NANAIMO – Report calls for more judges, more court services staff, more legal aid money and more mental health services.

The B.C. branch of the Canadian Bar Association released a report last week calling for more judges, more court services staff, more legal aid money and more mental health services.

Kerry Simmons, president of the Canadian Bar Association B.C. branch, released the report at a news conference in Victoria last week. Simmons said the association wants to put justice issues on the agenda for the May provincial election, and it has been received with interest by the B.C. Liberal Party and NDP.

The bar association, representing 6,900 B.C. judges, lawyers and law students, is seeking a long wish list of reforms, including long-standing demands for legal aid funding for family court disputes and a return to the 2005 level of staffing for provincial court judges.

The B.C. government announced the hiring of nine new judges a year ago, and Attorney General Shirley Bond also launched a review of the court system. Geoffrey Cowper, former chairman of B.C.’s Legal Services Society, was assigned to examine why the court system was getting slower despite 13,000 fewer new provincial criminal cases than it handled in 2002.

Cowper concluded the problem is partly because there are incentives for defence lawyers to delay cases, and a “culture of delay” that resists change.

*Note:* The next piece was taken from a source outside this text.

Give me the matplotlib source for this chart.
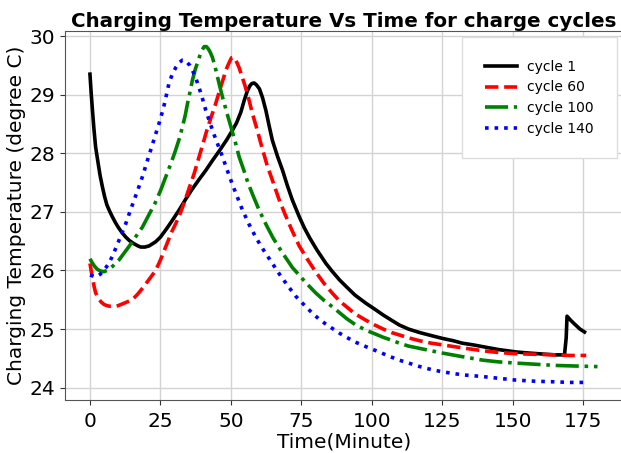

“During the review there was a general sense that judges and lawyers have their own, insulated sense of what constitutes timeliness and responsiveness,” Cowper wrote.

He also found there is an average of seven appearances by the accused in a criminal case before it goes to trial.

Asked about those problems, Simmons said there are pilot projects underway to expand the use of video conferencing in courts. Judges from out of town can preside over simpler procedures, such as bail or remand hearings.